Part of 2. Questions to the Minister for Health and Social Services – in the Senedd at 2:36 pm on 23 October 2019.
Minister, I've been an Assembly Member for 12 and a half years, and in that 12 and a half years I've had a pretty good life, actually. But one of my constituents—and you know her—Ayla Haines, in 12 and a half years has been treated more like a prisoner than a person in need of healthcare. She was a young lady when I first met her—she was 17 years old. She's now 25. She's in a secure unit in Northampton. She was sent there in 2016 to get her off her medications. Since she has been up there, her health has deteriorated. She is self-harming, she is losing weight, she has been assaulted, so she's fighting back, so now she's an assaulter as well as an assaulted. Staff know that she has OCD, for example, but tell her to hurry up and try to stop her from the middle of doing a routine, so she then gets worse. She's losing weight, she's on worse medication and tougher medication than she was on when she went there. Her physical being is being compromised.
But what really, really, really gets me, and why I've brought this to you today, is because I cannot, after 12 and a half years, get anybody to admit to saying, 'This problem, this girl, is on my desk and I'm going to sort out her issue.' I've written to you, the Welsh Health Specialised Services Committee, Hywel Dda University Health Board—all of them: 'Not my problem, not my problem, not my problem'. You, thankfully—thank you—have finally said her placement in Northampton is under the direct oversight of Hywel Dda health board. Right. Meetings are held; nobody from Wales goes, nobody from the health board goes, her advocate doesn't go, her parents aren't allowed to go—they've been marginalised. That girl's mental health, frail then, is even worse now, because she's over 200 miles away from her support network. Her family are not very wealthy, they live in Llansteffan, they cannot afford to go up there and see her. By the way, they're not allowed to, because they're told by Northampton that her telephone calls are monitored, they're cancelled at short notice, they're not allowed visits, they've got to be supervised. This girl is being driven into a small hole.

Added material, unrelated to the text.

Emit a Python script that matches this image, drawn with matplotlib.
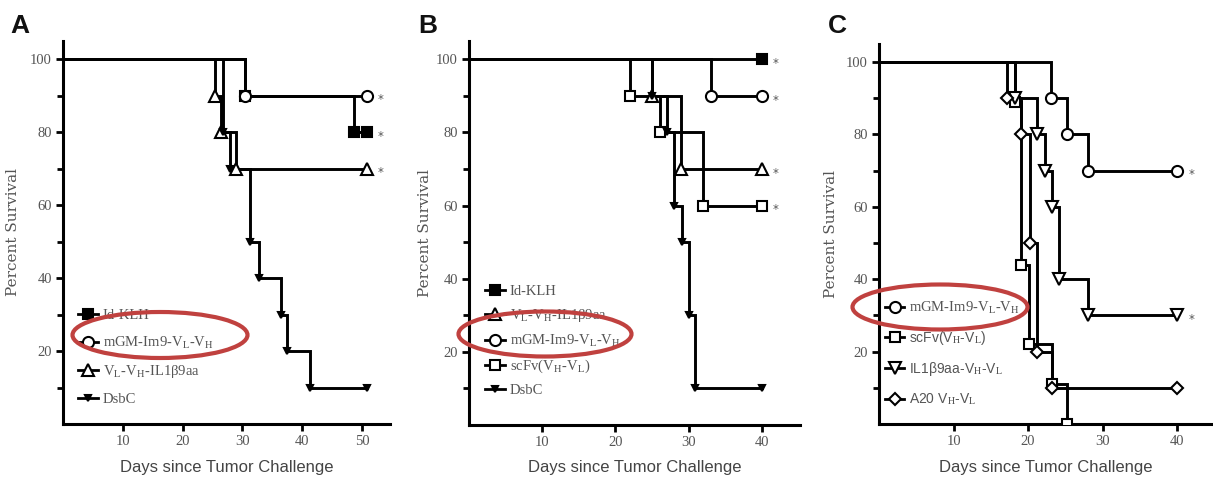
import matplotlib
matplotlib.use("Agg")
import matplotlib.pyplot as plt
from matplotlib.lines import Line2D
from matplotlib.patches import Ellipse

plt.rcParams['mathtext.fontset'] = 'stix'

# ---------------- data (days of each drop, survival % after each drop, last day) -------------
# Panel A
A_idklh_t = [30.4, 48.6]; A_idklh_s = [90, 80]; A_idklh_end = 50.8
A_mgm_t = [30.4]; A_mgm_s = [90]; A_mgm_end = 50.8
A_vlvh_t = [25.4, 26.5, 29.0]; A_vlvh_s = [90, 80, 70]; A_vlvh_end = 50.8
A_dsbc_t = [26.7, 27.9, 31.3, 32.8, 36.5, 37.5, 41.3]; A_dsbc_s = [80, 70, 50, 40, 30, 20, 10]; A_dsbc_end = 50.8
A_labels = ["Id-KLH", r"mGM-Im9-V$_{\mathrm{L}}$-V$_{\mathrm{H}}$",
            r"V$_{\mathrm{L}}$-V$_{\mathrm{H}}$-IL1β9aa", "DsbC"]
A_xticks = [10, 20, 30, 40, 50]

# Panel B
B_idklh_t = []; B_idklh_s = []; B_idklh_end = 40
B_vlvh_t = [25.0, 29.0]; B_vlvh_s = [90, 70]; B_vlvh_end = 40
B_mgm_t = [33.1]; B_mgm_s = [90]; B_mgm_end = 40
B_scfv_t = [22.0, 26.1, 32.0]; B_scfv_s = [90, 80, 60]; B_scfv_end = 40
B_dsbc_t = [25.0, 27.0, 28.0, 29.1, 30.0, 30.9]; B_dsbc_s = [90, 80, 60, 50, 30, 10]; B_dsbc_end = 40
B_labels = ["Id-KLH", r"V$_{\mathrm{L}}$-V$_{\mathrm{H}}$-IL1β9aa",
            r"mGM-Im9-V$_{\mathrm{L}}$-V$_{\mathrm{H}}$", r"scFv(V$_{\mathrm{H}}$-V$_{\mathrm{L}}$)", "DsbC"]
B_xticks = [10, 20, 30, 40]

# Panel C
C_mgm_t = [23.1, 25.2, 28.1]; C_mgm_s = [90, 80, 70]; C_mgm_end = 40
C_scfv_t = [18.3, 19.1, 20.1, 23.2, 25.2]; C_scfv_s = [89, 44, 22, 11, 0]; C_scfv_end = 25.2
C_il_t = [18.3, 21.2, 22.2, 23.2, 24.1, 28.1]; C_il_s = [90, 80, 70, 60, 40, 30]; C_il_end = 40
C_a20_t = [17.2, 19.1, 20.2, 21.2, 23.2]; C_a20_s = [90, 80, 50, 20, 10]; C_a20_end = 40
C_labels = [r"mGM-Im9-V$_{\mathrm{L}}$-V$_{\mathrm{H}}$", r"scFv(V$_{\mathrm{H}}$-V$_{\mathrm{L}}$)",
            r"IL1β9aa-V$_{\mathrm{H}}$-V$_{\mathrm{L}}$", r"A20 V$_{\mathrm{H}}$-V$_{\mathrm{L}}$"]
C_xticks = [10, 20, 30, 40]

y_major = [20, 40, 60, 80, 100]
y_minor = [10, 30, 50, 70, 90]

TXT = '#555555'
SERIF = ['Liberation Serif', 'DejaVu Serif']
SANS = ['Liberation Sans', 'DejaVu Sans']

STY = {
    'sq_f':  dict(marker='s', mfc='black', ms=7),
    'ci_o':  dict(marker='o', mfc='white', ms=8),
    'tr_o':  dict(marker='^', mfc='white', ms=8),
    'dt_f':  dict(marker='v', mfc='black', ms=5),
    'sq_o':  dict(marker='s', mfc='white', ms=7),
    'dt_o':  dict(marker='v', mfc='white', ms=8),
    'di_o':  dict(marker='D', mfc='white', ms=6),
}


def km(ax, times, surv, end, style, star=False):
    xs, ys = [0], [100]
    cur = 100
    for t, s in zip(times, surv):
        xs += [t, t]
        ys += [cur, s]
        cur = s
    last = times[-1] if times else 0
    if end > last:
        xs.append(end)
        ys.append(cur)
    ax.plot(xs, ys, color='black', lw=2.1, zorder=2, solid_joinstyle='miter')
    mx = list(times) + ([end] if end > last else [])
    my = list(surv) + ([cur] if end > last else [])
    ax.plot(mx, my, ls='none', color='black', mec='black', mew=1.5, zorder=3, **style)
    if star:
        ax.annotate('*', (end, cur), xytext=(8, -3), textcoords='offset points',
                    fontsize=8.5, color=TXT, ha='left', va='center')


def style_axes(ax, xmax, xticks):
    ax.set_xlim(0, xmax)
    ax.set_ylim(0, 105)
    for s in ['top', 'right']:
        ax.spines[s].set_visible(False)
    for s in ['left', 'bottom']:
        ax.spines[s].set_linewidth(2.2)
    ax.set_xticks(xticks)
    ax.set_yticks(y_major)
    ax.set_yticks(y_minor, minor=True)
    ax.tick_params(axis='both', which='both', direction='out', width=2, color='black',
                   labelcolor=TXT, labelsize=10.5, pad=3)
    ax.tick_params(axis='both', which='major', length=5)
    ax.tick_params(axis='y', which='minor', length=4)
    for lab in ax.get_xticklabels() + ax.get_yticklabels():
        lab.set_family(SERIF)
    ax.set_ylabel('Percent Survival', family=['DejaVu Serif'], fontsize=11, color=TXT)
    ax.set_xlabel('Days since Tumor Challenge', family=SANS, fontsize=12, color='#444444')


def legend(ax, labels, styles, y_top, spacing, x0=0.03, fam=SERIF, size=10.5):
    handles = [Line2D([0], [0], color='black', lw=2, mec='black', mew=1.5, **STY[s]) for s in styles]
    leg = ax.legend(handles, labels, loc='upper left', bbox_to_anchor=(x0, y_top), frameon=False,
                    handlelength=1.4, handletextpad=0.3, labelspacing=spacing, borderpad=0,
                    borderaxespad=0, prop={'family': fam, 'size': size})
    for t in leg.get_texts():
        t.set_color(TXT)
    return leg


fig = plt.figure(figsize=(12.13, 4.88), dpi=100)
W, H = 1213, 488

def add_ax(l, r, t, b):
    return fig.add_axes([l / W, 1 - b / H, (r - l) / W, (b - t) / H])

# ---- Panel A
axA = add_ax(63, 390, 41, 424)
km(axA, A_idklh_t, A_idklh_s, A_idklh_end, STY['sq_f'], star=True)
km(axA, A_mgm_t, A_mgm_s, A_mgm_end, STY['ci_o'], star=True)
km(axA, A_vlvh_t, A_vlvh_s, A_vlvh_end, STY['tr_o'], star=True)
km(axA, A_dsbc_t, A_dsbc_s, A_dsbc_end, STY['dt_f'])
style_axes(axA, 54.7, A_xticks)
axA.yaxis.set_label_coords(-43 / 327, 0.5)
axA.xaxis.set_label_coords(0.5, -36 / 383)
legend(axA, A_labels, ['sq_f', 'ci_o', 'tr_o', 'dt_f'], 0.30, 0.85, x0=0.045)

# ---- Panel B
axB = add_ax(469, 800, 41, 425)
km(axB, B_idklh_t, B_idklh_s, B_idklh_end, STY['sq_f'], star=True)
km(axB, B_vlvh_t, B_vlvh_s, B_vlvh_end, STY['tr_o'], star=True)
km(axB, B_mgm_t, B_mgm_s, B_mgm_end, STY['ci_o'], star=True)
km(axB, B_scfv_t, B_scfv_s, B_scfv_end, STY['sq_o'], star=True)
km(axB, B_dsbc_t, B_dsbc_s, B_dsbc_end, STY['dt_f'])
style_axes(axB, 45.2, B_xticks)
axB.yaxis.set_label_coords(-37 / 331, 0.5)
axB.xaxis.set_label_coords(0.5, -35 / 384)
legend(axB, B_labels, ['sq_f', 'tr_o', 'ci_o', 'sq_o', 'dt_f'], 0.364, 0.6, x0=0.048)

# ---- Panel C
axC = add_ax(879, 1213, 44, 424)
km(axC, C_mgm_t, C_mgm_s, C_mgm_end, STY['ci_o'], star=True)
km(axC, C_scfv_t, C_scfv_s, C_scfv_end, STY['sq_o'])
km(axC, C_il_t, C_il_s, C_il_end, STY['dt_o'], star=True)
km(axC, C_a20_t, C_a20_s, C_a20_end, STY['di_o'])
style_axes(axC, 44.8, C_xticks)
axC.yaxis.set_label_coords(-41 / 334, 0.5)
axC.xaxis.set_label_coords(0.5, -36 / 380)
legC = legend(axC, C_labels, ['ci_o', 'sq_o', 'dt_o', 'di_o'], 0.327, 0.95, x0=0.018, fam=SANS, size=10)
legC.get_texts()[0].set_family(SERIF)
legC.get_texts()[0].set_size(10.5)

# ---- red highlight ellipses
for cx, cy, w, h in [(160, 335, 175, 46), (545, 334, 173, 45), (940, 307, 175, 45)]:
    fig.patches.append(Ellipse((cx / W, 1 - cy / H), w / W, h / H, transform=fig.transFigure,
                               fill=False, edgecolor='#c0413f', lw=3, zorder=10))

# ---- panel letters
for x, lab in [(10, 'A'), (418, 'B'), (828, 'C')]:
    fig.text(x / W, 1 - 14 / H, lab, family=SANS, fontsize=19, fontweight='bold',
             va='top', ha='left', color='#111111')

fig.savefig('out.png', dpi=100)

I don't know, clinically, what's wrong with her, but what I do know is that nobody here in Wales is actually taking the responsibility for monitoring that, for oversight, to make sure that she's constantly in the right place, being seen, with the right treatment, by the right people. Everyone's washed their hands of her—she's hundreds of miles away, she doesn't matter anymore. But she does matter—she matters to me, because I think of her most weeks. You said the other day, on television, that it keeps you awake at night, wondering about the waiting times for certain things. Well, Ayla Haines keeps me awake at night. She's 25; how many more years is she going to spend there? And all I want is one person in Wales who says, 'She is my job. I'm just going to check that she is having the best possible treatment'. The lack of accountability, the lack of responsibility—. And I'll tell you what it is: it's the consequence of being one. If you've got a big problem, like we have in Cwm Taf—task and finish groups, ad infinitum. But, as one poor person, there's no-one who'll actually advocate for them. Please, Minister, will you look at this? These health boards spend all their time telling us that they put people at the centre of what they do. But again, and again, and again, and again, they fail. That's three failures—everybody here will be able to tell you of more. At some point, we've got to hold these people to account. That's your job—please do so.